And thus it came to pass. For the men-at-arms shut up in the town besought the King to open the gates forthwith or they would break them down. The gates were opened and all the fighting men hastened to the Maid, heedless of the King, who threw on his cloak and followed them.

On that day a great number of the English were slain.[1575]

Such is the story which gives a very inaccurate representation of what happened at Orléans on the 6th of May. The citizens hastened in crowds to the Burgundian Gate, resolved to cross the Loire and attack Les Tourelles. Finding the gate closed, they threw themselves furiously on the Sire de Gaucourt who was keeping it. The aged baron had the gate opened wide and said to them, "Come, I will be your captain."[1576] In the story the citizens have become men-at-arms, and it is not the Sire de Gaucourt but the King who maliciously closes the gates. But the King gained nothing by it; and it is astonishing to find that so early there had grown up in the minds of the people the idea that, far from aiding the Maid to drive out the English, the King had put obstacles in her way and was always the last to follow her.

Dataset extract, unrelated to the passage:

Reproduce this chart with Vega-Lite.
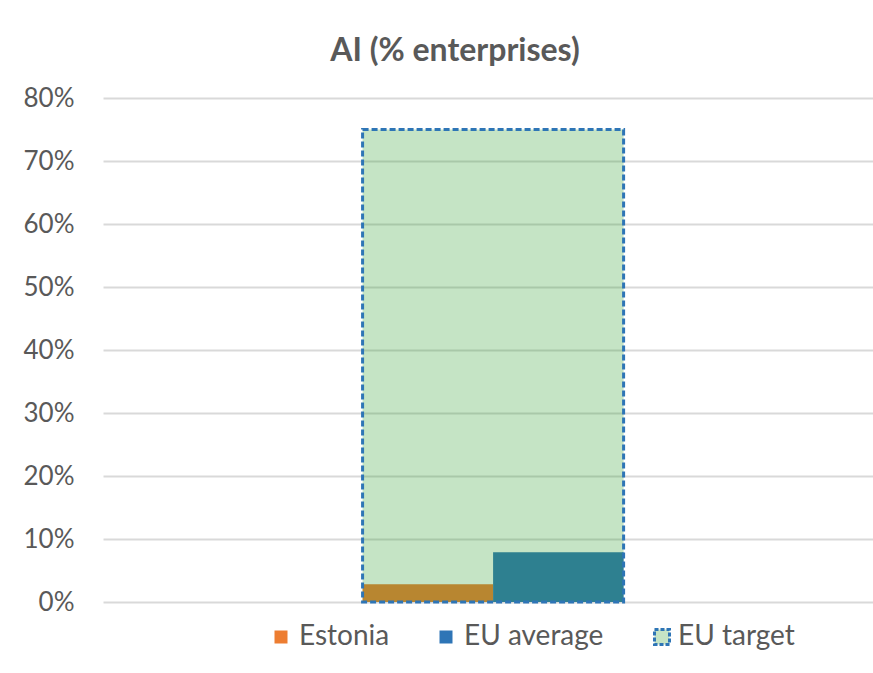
{
  "$schema": "https://vega.github.io/schema/vega-lite/v6.json",
  "autosize": "none",
  "width": 770,
  "height": 504,
  "padding": {"left": 103, "top": 98, "right": 0, "bottom": 71},
  "background": "white",
  "config": {
    "view": {"stroke": null},
    "font": "Lato"
  },
  "title": {
    "text": "AI (% enterprises)",
    "font": "Lato",
    "fontSize": 32,
    "fontWeight": "bold",
    "color": "#595959",
    "anchor": "middle",
    "baseline": "alphabetic",
    "dx": -33,
    "dy": 46,
    "offset": 38
  },
  "data": {
    "values": [
      {"cat": "AI", "series": "Estonia", "value": 0.028},
      {"cat": "AI", "series": "EU average", "value": 0.079},
      {"cat": "AI", "series": "EU target", "value": 0.75}
    ]
  },
  "encoding": {
    "x": {
      "field": "cat",
      "type": "nominal",
      "axis": null,
      "scale": {"paddingInner": 0, "paddingOuter": 0.975, "align": 0.51}
    },
    "y": {
      "field": "value",
      "type": "quantitative",
      "scale": {"domain": [0, 0.8]},
      "axis": {
        "title": null,
        "values": [0, 0.1, 0.2, 0.3, 0.4, 0.5, 0.6, 0.7, 0.8],
        "format": ".0%",
        "domain": false,
        "ticks": false,
        "labelFont": "Lato",
        "labelFontSize": 26,
        "labelColor": "#595959",
        "labelPadding": 29,
        "gridColor": "#d9d9d9",
        "gridWidth": 2
      }
    }
  },
  "layer": [
    {
      "transform": [{"filter": "datum.series === 'EU target'"}],
      "mark": {"type": "bar", "fillOpacity": 0},
      "encoding": {
        "fill": {
          "field": "series",
          "type": "nominal",
          "scale": {"domain": ["EU target"], "range": ["#c5e4c5"]},
          "legend": {
            "title": null,
            "orient": "none",
            "direction": "horizontal",
            "legendX": 545,
            "legendY": 525,
            "symbolType": "square",
            "symbolSize": 225,
            "symbolStrokeColor": "#2e75b6",
            "symbolStrokeWidth": 3,
            "symbolDash": [4, 2],
            "labelFont": "Lato",
            "labelFontSize": 28,
            "labelColor": "#595959",
            "labelOffset": 2
          }
        }
      }
    },
    {
      "transform": [{"filter": "datum.series !== 'EU target'"}],
      "mark": {"type": "bar", "opacity": 1},
      "encoding": {
        "xOffset": {
          "field": "series",
          "type": "nominal",
          "sort": ["Estonia", "EU average"],
          "scale": {"paddingInner": 0, "paddingOuter": 0}
        },
        "color": {
          "field": "series",
          "type": "nominal",
          "scale": {
            "domain": ["Estonia", "EU average"],
            "range": ["#ed7d31", "#2e75b6"]
          },
          "legend": {
            "title": null,
            "orient": "none",
            "direction": "horizontal",
            "legendX": 164,
            "legendY": 525,
            "symbolType": "square",
            "symbolSize": 169,
            "labelFont": "Lato",
            "labelFontSize": 28,
            "labelColor": "#595959",
            "labelOffset": 4,
            "columnPadding": 42
          }
        }
      }
    },
    {
      "transform": [{"filter": "datum.series === 'EU target'"}],
      "mark": {
        "type": "bar",
        "fill": "#309e30",
        "fillOpacity": 0.28,
        "stroke": "#2e75b6",
        "strokeWidth": 3,
        "strokeDash": [6, 3],
        "strokeOpacity": 1
      }
    }
  ]
}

Seen through this chaos of stories more indistinct than the clouds in a stormy sky, Jeanne appeared a wondrous marvel. She prophesied and many of her prophecies had already been fulfilled. She had foretold the deliverance of Orléans and Orléans had been delivered. She had prophesied that she would be wounded, and an arrow had pierced her above the right breast. She had prophesied that she would take the King to Reims, and the King had been crowned in that city. Other prophecies had she uttered touching the realm of France, to wit, the deliverance of the Duke of Orléans, the entering into Paris, the driving of the English from the holy kingdom, and their fulfilment was expected.[1577]

Every day she prophesied and notably concerning divers persons who had failed in respect towards her and had come to a bad end.[1578]

At Chinon, when she was being taken to the King, a man-at-arms who was riding near the château, thinking he recognised her, asked, "Is not that the Maid? By God, an I had my way she should not be a maid long."

Then Jeanne prophesied and said "Ha, thou takest God's name in vain, and thou art so near thy death!"

Less than an hour later the man fell into the water and was drowned.[1579]

Straightway this miracle was related in Latin verse. In the poem which records this miraculous history of Jeanne up to the deliverance of Orléans, the lewd blasphemer, who like all blasphemers, came to a bad end, is noble and by name Furtivolus.[1580]